▸ Work to do:
Write the lines out again, from the top of the material to the line containing "extra_grid_prob = [0.01, 0.05, 0.1, 0.2, 0.3, 0.7]", pictures excluded.

▸ Material:
::::
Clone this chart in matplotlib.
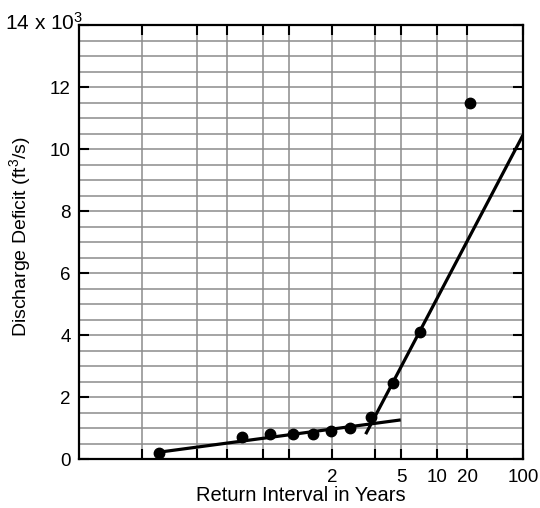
import matplotlib
matplotlib.use("Agg")
import matplotlib.pyplot as plt
import numpy as np
from statistics import NormalDist
from matplotlib.ticker import FixedLocator, MultipleLocator, FixedFormatter

plt.rcParams['font.family'] = ['Liberation Sans', 'DejaVu Sans']
plt.rcParams['mathtext.fontset'] = 'custom'
plt.rcParams['mathtext.rm'] = 'Liberation Sans'
plt.rcParams['mathtext.it'] = 'Liberation Sans:italic'

# plotting positions (non-exceedance probability) and discharge deficits, ft3/s
obs_prob = [0.0174, 0.136, 0.223, 0.315, 0.406, 0.494, 0.586, 0.680, 0.769, 0.859, 0.954]
obs_deficit = [200, 730, 820, 810, 820, 900, 1000, 1370, 2470, 4100, 11490]

# two fitted segments
low_prob = [0.0174, 0.798]
low_deficit = [230, 1270]
high_prob = [0.658, 0.99]
high_deficit = [810, 10460]

# return interval labels and extra grid positions
label_years = [2, 5, 10, 20, 100]
extra_grid_prob = [0.01, 0.05, 0.1, 0.2, 0.3, 0.7]

y_ticks = [0, 2000, 4000, 6000, 8000, 10000, 12000, 14000]
y_labels = ['0', '2', '4', '6', '8', '10', '12', '']
top_label = r'14 x 10$^{3}$'

nd = NormalDist()
_ppf = np.vectorize(lambda p: nd.inv_cdf(p), otypes=[float])
_cdf = np.vectorize(lambda z: nd.cdf(z), otypes=[float])


def fwd(p):
    p = np.clip(np.asarray(p, dtype=float), 1e-9, 1 - 1e-9)
    return _ppf(p)


def inv(z):
    return _cdf(np.asarray(z, dtype=float))


fig = plt.figure(figsize=(5.4, 5.08), dpi=100)
ax = fig.add_axes([0.1463, 0.0959, 0.8222, 0.8543])
ax.set_xscale('function', functions=(fwd, inv))

ax.plot(low_prob, low_deficit, color='black', lw=2.3, solid_capstyle='butt', zorder=3)
ax.plot(high_prob, high_deficit, color='black', lw=2.3, solid_capstyle='butt', zorder=3)
ax.plot(obs_prob, obs_deficit, 'o', color='black', ms=7.5, zorder=4)

ax.set_xlim(0.001, 0.99)
ax.set_ylim(0, 14000)

major_p = [1 - 1 / t for t in label_years]
ax.xaxis.set_major_locator(FixedLocator(major_p))
ax.xaxis.set_major_formatter(FixedFormatter([str(t) for t in label_years]))
ax.xaxis.set_minor_locator(FixedLocator(extra_grid_prob))

ax.yaxis.set_major_locator(FixedLocator(y_ticks))
ax.yaxis.set_major_formatter(FixedFormatter(y_labels))
ax.yaxis.set_minor_locator(MultipleLocator(500))

ax.grid(True, which='both', color='#8c8c8c', lw=1.1, zorder=1)
ax.set_axisbelow(True)

ax.tick_params(axis='both', which='both', direction='in', length=7, width=1.5,
               labelsize=13.5, top=True, right=True)
ax.tick_params(axis='y', which='minor', length=0)
ax.tick_params(axis='y', which='major', pad=6)
ax.tick_params(axis='x', which='major', pad=7)
for s in ax.spines.values():
    s.set_linewidth(1.6)

ax.annotate(top_label, xy=(0, 1), xycoords='axes fraction', xytext=(3, -3.4),
            textcoords='offset points', ha='right', va='baseline', fontsize=15)

ax.set_xlabel('Return Interval in Years', fontsize=14.5, labelpad=0)
ax.set_ylabel(r'Discharge Deficit (ft$^{3}$/s)', fontsize=14)
ax.yaxis.set_label_coords(-0.104, 0.513)

fig.savefig('out.png', dpi=100)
::::
▸ Problem solution:
Clone this chart in matplotlib.
import matplotlib
matplotlib.use("Agg")
import matplotlib.pyplot as plt
import numpy as np
from statistics import NormalDist
from matplotlib.ticker import FixedLocator, MultipleLocator, FixedFormatter

plt.rcParams['font.family'] = ['Liberation Sans', 'DejaVu Sans']
plt.rcParams['mathtext.fontset'] = 'custom'
plt.rcParams['mathtext.rm'] = 'Liberation Sans'
plt.rcParams['mathtext.it'] = 'Liberation Sans:italic'

# plotting positions (non-exceedance probability) and discharge deficits, ft3/s
obs_prob = [0.0174, 0.136, 0.223, 0.315, 0.406, 0.494, 0.586, 0.680, 0.769, 0.859, 0.954]
obs_deficit = [200, 730, 820, 810, 820, 900, 1000, 1370, 2470, 4100, 11490]

# two fitted segments
low_prob = [0.0174, 0.798]
low_deficit = [230, 1270]
high_prob = [0.658, 0.99]
high_deficit = [810, 10460]

# return interval labels and extra grid positions
label_years = [2, 5, 10, 20, 100]
extra_grid_prob = [0.01, 0.05, 0.1, 0.2, 0.3, 0.7]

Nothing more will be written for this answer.